* Short task:
Reproduce each line of the material exactly, minus any picture.

* Information shown:
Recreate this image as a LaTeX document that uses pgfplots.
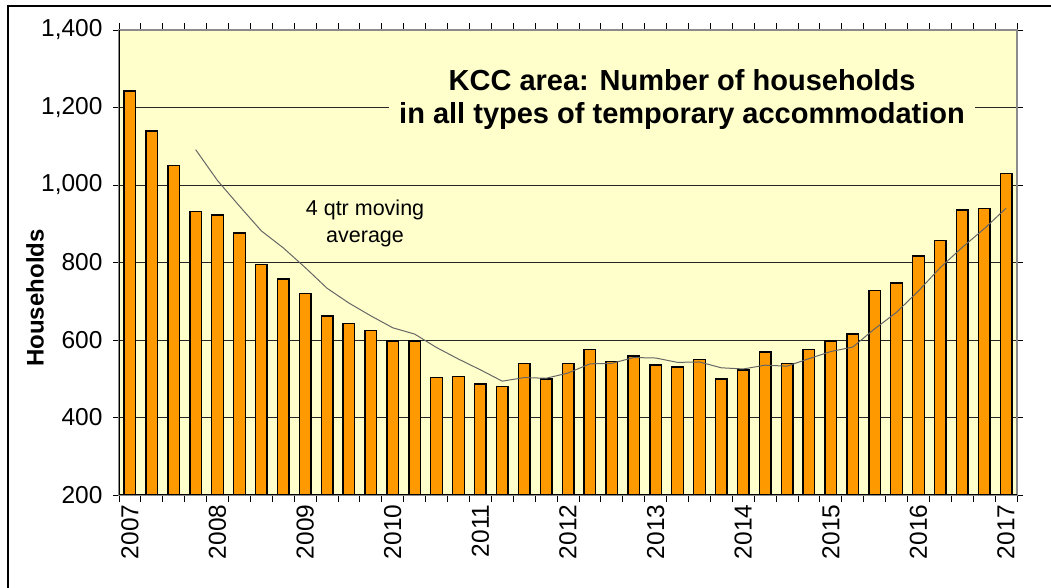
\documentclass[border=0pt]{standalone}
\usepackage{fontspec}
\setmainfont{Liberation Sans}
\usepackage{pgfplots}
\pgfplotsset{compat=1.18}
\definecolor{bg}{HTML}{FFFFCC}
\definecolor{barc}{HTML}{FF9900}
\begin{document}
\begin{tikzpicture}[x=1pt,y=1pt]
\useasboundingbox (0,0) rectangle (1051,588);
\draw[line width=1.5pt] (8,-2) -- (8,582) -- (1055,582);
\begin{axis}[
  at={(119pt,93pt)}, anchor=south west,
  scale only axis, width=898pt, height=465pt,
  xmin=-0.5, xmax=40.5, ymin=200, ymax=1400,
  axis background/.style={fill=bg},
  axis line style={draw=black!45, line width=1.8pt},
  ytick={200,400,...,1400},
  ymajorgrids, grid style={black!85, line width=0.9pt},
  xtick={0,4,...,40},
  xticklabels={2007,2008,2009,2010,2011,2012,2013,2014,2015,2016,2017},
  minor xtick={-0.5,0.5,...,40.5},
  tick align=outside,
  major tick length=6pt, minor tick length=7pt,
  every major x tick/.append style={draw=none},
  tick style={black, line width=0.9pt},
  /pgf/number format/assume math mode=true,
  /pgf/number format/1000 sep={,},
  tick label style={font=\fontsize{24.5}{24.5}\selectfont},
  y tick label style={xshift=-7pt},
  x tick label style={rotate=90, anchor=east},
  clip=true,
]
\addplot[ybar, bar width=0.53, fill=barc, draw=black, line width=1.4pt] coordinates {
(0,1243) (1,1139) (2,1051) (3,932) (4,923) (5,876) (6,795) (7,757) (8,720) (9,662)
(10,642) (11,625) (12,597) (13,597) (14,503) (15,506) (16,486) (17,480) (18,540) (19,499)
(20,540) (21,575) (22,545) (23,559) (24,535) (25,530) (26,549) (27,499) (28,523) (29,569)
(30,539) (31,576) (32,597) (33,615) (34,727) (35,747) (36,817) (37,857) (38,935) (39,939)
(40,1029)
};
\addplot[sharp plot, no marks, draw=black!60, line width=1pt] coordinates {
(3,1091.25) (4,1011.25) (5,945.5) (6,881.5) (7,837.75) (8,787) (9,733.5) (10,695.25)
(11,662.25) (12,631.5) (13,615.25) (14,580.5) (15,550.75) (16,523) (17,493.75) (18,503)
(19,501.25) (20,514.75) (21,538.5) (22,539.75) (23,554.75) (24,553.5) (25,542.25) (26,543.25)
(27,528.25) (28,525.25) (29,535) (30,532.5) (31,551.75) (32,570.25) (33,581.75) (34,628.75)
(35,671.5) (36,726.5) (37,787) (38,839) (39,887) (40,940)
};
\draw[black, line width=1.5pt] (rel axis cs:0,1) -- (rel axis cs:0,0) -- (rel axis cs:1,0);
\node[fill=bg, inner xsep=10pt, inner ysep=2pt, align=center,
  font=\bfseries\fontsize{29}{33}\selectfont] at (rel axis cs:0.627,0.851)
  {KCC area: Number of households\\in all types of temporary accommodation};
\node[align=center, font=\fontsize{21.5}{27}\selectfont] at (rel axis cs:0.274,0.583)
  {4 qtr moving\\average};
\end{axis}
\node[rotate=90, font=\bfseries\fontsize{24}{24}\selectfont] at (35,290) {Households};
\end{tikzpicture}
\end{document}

* Response to the exercise:
Recreate this image as a LaTeX document that uses pgfplots.
\documentclass[border=0pt]{standalone}
\usepackage{fontspec}
\setmainfont{Liberation Sans}
\usepackage{pgfplots}
\pgfplotsset{compat=1.18}
\definecolor{bg}{HTML}{FFFFCC}
\definecolor{barc}{HTML}{FF9900}
\begin{document}
\begin{tikzpicture}[x=1pt,y=1pt]
\useasboundingbox (0,0) rectangle (1051,588);
\draw[line width=1.5pt] (8,-2) -- (8,582) -- (1055,582);
\begin{axis}[
  at={(119pt,93pt)}, anchor=south west,
  scale only axis, width=898pt, height=465pt,
  xmin=-0.5, xmax=40.5, ymin=200, ymax=1400,
  axis background/.style={fill=bg},
  axis line style={draw=black!45, line width=1.8pt},
  ytick={200,400,...,1400},
  ymajorgrids, grid style={black!85, line width=0.9pt},
  xtick={0,4,...,40},
  xticklabels={2007,2008,2009,2010,2011,2012,2013,2014,2015,2016,2017},
  minor xtick={-0.5,0.5,...,40.5},
  tick align=outside,
  major tick length=6pt, minor tick length=7pt,
  every major x tick/.append style={draw=none},
  tick style={black, line width=0.9pt},
  /pgf/number format/assume math mode=true,
  /pgf/number format/1000 sep={,},
  tick label style={font=\fontsize{24.5}{24.5}\selectfont},
  y tick label style={xshift=-7pt},
  x tick label style={rotate=90, anchor=east},
  clip=true,
]
\addplot[ybar, bar width=0.53, fill=barc, draw=black, line width=1.4pt] coordinates {
(0,1243) (1,1139) (2,1051) (3,932) (4,923) (5,876) (6,795) (7,757) (8,720) (9,662)
(10,642) (11,625) (12,597) (13,597) (14,503) (15,506) (16,486) (17,480) (18,540) (19,499)
(20,540) (21,575) (22,545) (23,559) (24,535) (25,530) (26,549) (27,499) (28,523) (29,569)
(30,539) (31,576) (32,597) (33,615) (34,727) (35,747) (36,817) (37,857) (38,935) (39,939)
(40,1029)
};
\addplot[sharp plot, no marks, draw=black!60, line width=1pt] coordinates {
(3,1091.25) (4,1011.25) (5,945.5) (6,881.5) (7,837.75) (8,787) (9,733.5) (10,695.25)
(11,662.25) (12,631.5) (13,615.25) (14,580.5) (15,550.75) (16,523) (17,493.75) (18,503)
(19,501.25) (20,514.75) (21,538.5) (22,539.75) (23,554.75) (24,553.5) (25,542.25) (26,543.25)
(27,528.25) (28,525.25) (29,535) (30,532.5) (31,551.75) (32,570.25) (33,581.75) (34,628.75)
(35,671.5) (36,726.5) (37,787) (38,839) (39,887) (40,940)
};
\draw[black, line width=1.5pt] (rel axis cs:0,1) -- (rel axis cs:0,0) -- (rel axis cs:1,0);
\node[fill=bg, inner xsep=10pt, inner ysep=2pt, align=center,
  font=\bfseries\fontsize{29}{33}\selectfont] at (rel axis cs:0.627,0.851)
  {KCC area: Number of households\\in all types of temporary accommodation};
\node[align=center, font=\fontsize{21.5}{27}\selectfont] at (rel axis cs:0.274,0.583)
  {4 qtr moving\\average};
\end{axis}
\node[rotate=90, font=\bfseries\fontsize{24}{24}\selectfont] at (35,290) {Households};
\end{tikzpicture}
\end{document}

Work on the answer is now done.